Al Sharpton

Sharpton is a controversial minister, civil rights activist, radio host, TV talking head, political fundraiser, perpetual candidate for office, and style icon.

Sharpton was a child superstar in his Brownsville neighborhood: He started preaching at age four and was an ordained Pentecostal minister by the time he'd turned 10. In 1971, at 14, he was appointed by Jesse Jackson as youth director of Jackson's Operation Breadbasket project; Sharpton formed his own youth organization, the National Youth Movement, a few years later. He became a media fixture in the 1980s and emerged as one of the city's most outspoken political activists. He regularly led protests over police brutality and infamously supported Tawana Brawley, a teenager who (falsely) accused the police of abducting and raping her. In 1991, Sharpton founded the National Action Network to institutionalize his political/civil rights work. (He remains head of the group.) A year later, he tried his hand at running for office, finishing third in the Democratic primary for U.S. Senate. He mounted a second Senate campaign in 1994, failing to unseat Daniel Patrick Moynihan. In 1997, he aimed a bit lower, fielding a surprisingly strong (but still losing) candidacy for mayor, and in 2004 he made a brief but colorful run for the Democratic nomination for president.

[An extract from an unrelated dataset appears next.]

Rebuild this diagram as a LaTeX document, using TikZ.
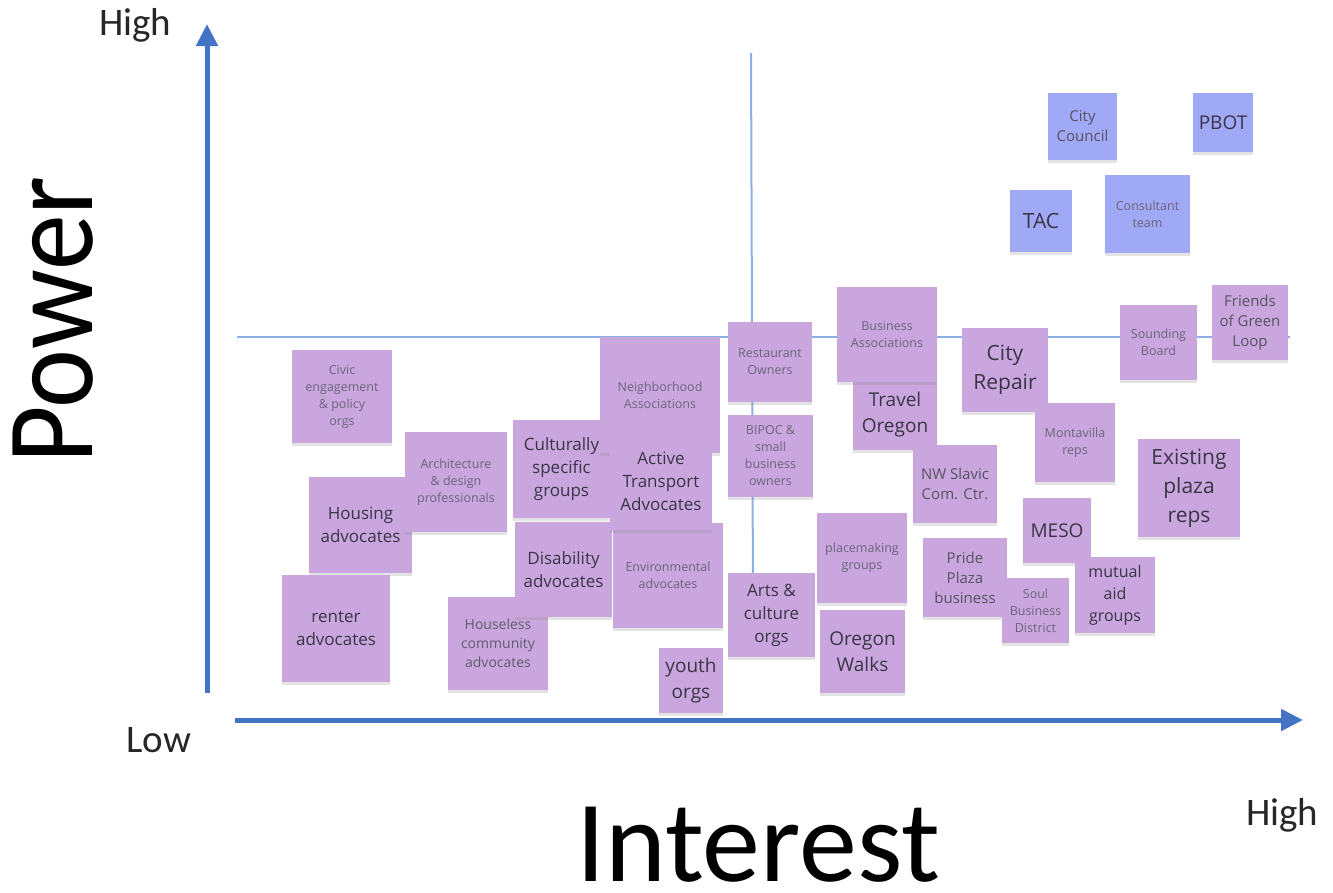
\documentclass[tikz,border=0pt]{standalone}
\usepackage{fontspec}
\setmainfont{Carlito}
\newfontfamily\notefont{Open Sans}
\usetikzlibrary{arrows.meta,shadows}

% 色の定義
\definecolor{axisblue}{RGB}{68,114,196}
\definecolor{gridblue}{RGB}{140,175,228}
\definecolor{notepurple}{RGB}{201,167,222}
\definecolor{noteblue}{RGB}{160,169,245}
\definecolor{inkdark}{RGB}{58,52,70}
\definecolor{inklight}{RGB}{108,100,124}

\tikzset{
  note/.style={fill=notepurple, inner sep=2pt, align=center,
    drop shadow={shadow xshift=0pt, shadow yshift=-3pt, opacity=0.22}},
  bluenote/.style={note, fill=noteblue},
  sz/.style 2 args={minimum width=#1pt, minimum height=#2pt},
  ts/.style={font=\notefont\fontsize{12.5}{17}\selectfont, text=inklight},
  tm/.style={font=\notefont\fontsize{15}{20}\selectfont, text=inkdark!85!white},
  tb/.style={font=\notefont\fontsize{17}{23}\selectfont, text=inkdark},
  tl/.style={font=\notefont\fontsize{19}{26}\selectfont, text=inkdark},
  tx/.style={font=\notefont\fontsize{21}{29}\selectfont, text=inkdark},
  axislabel/.style={font=\fontsize{39}{44}\selectfont, text=black!85},
}

\begin{document}
\begin{tikzpicture}[x=1pt, y=-1pt]

    \useasboundingbox (0,0) rectangle (1333,892);

    % 点の定義
    \coordinate (yfoot) at (207,693);
    \coordinate (ytop) at (207,24);
    \coordinate (xfoot) at (235,720);
    \coordinate (xtip) at (1303,720);
    \coordinate (vtop) at (751,53);
    \coordinate (vbot) at (753,600);
    \coordinate (hleft) at (237,337);
    \coordinate (hright) at (1290,337);

    % 軸の描画
    \draw [axisblue, line width=5pt, -{Triangle[length=22pt,width=21pt]}] (yfoot) -- (ytop);
    \draw [axisblue, line width=5pt, -{Triangle[length=22pt,width=21pt]}] (xfoot) -- (xtip);
    \draw [gridblue, line width=2pt] (vtop) -- (vbot);
    \draw [gridblue, line width=2pt] (hleft) -- (hright);

    % 軸ラベル
    \node [axislabel, anchor=base west, inner sep=0pt] (highpower) at (99,35) {High};
    \node [axislabel, anchor=base west, inner sep=0pt] (low) at (126,752) {Low};
    \node [axislabel, anchor=base west, inner sep=0pt] (highinterest) at (1246,825) {High};
    \node [font=\fontsize{116}{130}\selectfont, anchor=base, inner sep=0pt] (interest) at (758,881) {Interest};
    \node [font=\fontsize{124}{140}\selectfont, anchor=base, rotate=90, inner sep=0pt] (power) at (92,320) {\scalebox{0.9}[1]{Power}};

    % 付箋（左側）
    \node [note, sz={100}{93}, ts] (civic) at (342,396.5) {Civic\\engagement\\\& policy\\orgs};
    \node [note, sz={103}{96}, tb] (housing) at (360.5,525) {Housing\\advocates};
    \node [note, sz={102}{100}, ts] (architecture) at (456,482) {Architecture\\\& design\\professionals};
    \node [note, sz={108}{107}, tb] (renter) at (336,628.5) {renter\\advocates};
    \node [note, sz={100}{93}, font=\notefont\fontsize{14}{19}\selectfont, text=inkdark!80!white] (houseless) at (498,643.5) {Houseless\\community\\advocates};
    \node [note, sz={97}{95}, tb] (disability) at (563.5,569.5) {Disability\\advocates};
    \node [note, sz={97}{98}, tb] (cultural) at (561.5,469) {Culturally\\specific\\groups};
    \node [note, sz={120}{116}, ts] (neighborhood) at (660,395) {Neighborhood\\Associations};
    \node [note, sz={110}{105}, ts] (environmental) at (668,575.5) {Environmental\\advocates};
    \node [note, sz={102}{97}, tb] (active) at (661,481.5) {Active\\Transport\\Advocates};
    \node [note, sz={64}{65}, tl] (youth) at (691,680.5) {youth\\orgs};

    % 付箋（中央）
    \node [note, sz={84}{80}, ts] (restaurant) at (770,362) {Restaurant\\Owners};
    \node [note, sz={85}{82}, ts] (bipoc) at (770.5,456) {BIPOC \&\\small\\business\\owners};
    \node [note, sz={87}{84}, tb] (arts) at (771.5,615) {Arts \&\\culture\\orgs};
    \node [note, sz={90}{90}, ts] (placemaking) at (862,558) {placemaking\\groups};
    \node [note, sz={85}{83}, tl] (oregonwalks) at (862.5,651.5) {Oregon\\Walks};
    \node [note, sz={84}{70}, tl] (travel) at (895,415) {Travel\\Oregon};
    \node [note, sz={100}{95}, ts] (business) at (887,334.5) {Business\\Associations};
    \node [note, sz={84}{78}, tm] (nwslavic) at (955,484) {NW Slavic\\Com. Ctr.};
    \node [note, sz={84}{79}, tm] (pride) at (965,577.5) {Pride\\Plaza\\business};
    \node [note, sz={67}{65}, ts] (soul) at (1035.5,610.5) {Soul\\Business\\District};

    % 付箋（右側）
    \node [note, sz={86}{84}, tx] (cityrepair) at (1005,370) {City\\Repair};
    \node [note, sz={80}{79}, ts] (montavilla) at (1075,442.5) {Montavilla\\reps};
    \node [note, sz={77}{75}, ts] (sounding) at (1158.5,342.5) {Sounding\\Board};
    \node [note, sz={76}{75}, tm] (friends) at (1250,322.5) {Friends\\of Green\\Loop};
    \node [note, sz={102}{98}, tx] (existing) at (1189,488) {Existing\\plaza\\reps};
    \node [note, sz={68}{65}, tl] (meso) at (1057,530.5) {MESO};
    \node [note, sz={80}{76}, font=\notefont\fontsize{16}{22}\selectfont, text=inkdark] (mutual) at (1115,595) {mutual\\aid\\groups};

    % 付箋（青）
    \node [bluenote, sz={69}{67}, tm] (citycouncil) at (1082.5,126.5) {City\\Council};
    \node [bluenote, sz={60}{59}, tl] (pbot) at (1223,122.5) {PBOT};
    \node [bluenote, sz={62}{62}, tx] (tac) at (1041,221) {TAC};
    \node [bluenote, sz={85}{78}, ts] (consultant) at (1147.5,214) {Consultant\\team};

\end{tikzpicture}
\end{document}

Sharpton continues to insert himself into just about every race-related controversy in town, and his incendiary approach has lead to many critiques from his detractors. Sharpton was successfully sued for slander by the defendants in the Tawana Brawley case, which was thrown out and revealed to have been totally fabricated. In 1989, he was indicted on 67 counts of tax fraud related to the National Youth Movement; he was later acquitted but eventually pled guilty to a misdemeanor charge of failing to file a New York State income tax return. In 1991, he was accused of inciting riots when he led a protest in Crown Heights after a motorcade carrying the Lubavitcher Rebbe ran over a young boy. He continues to protest, and was outspoken over the death of Sean Bell in Queens, and campaigned against sportscaster Don Imus' sexist and racist comments that got him removed from air.

Sharpton is divorced from Kathy Lee Jordan, a former backup dancer for James Brown (for whom Sharpton served as tour manager in the early 70's); the couple separated in 2004 after Sharpton's presidential run. They have two daughters, Dominique and Ashley. As of 2012, Sharpton has reportedly lost over 100 pounds, and credits a strict diet and work-out regimen with his astounding weight loss.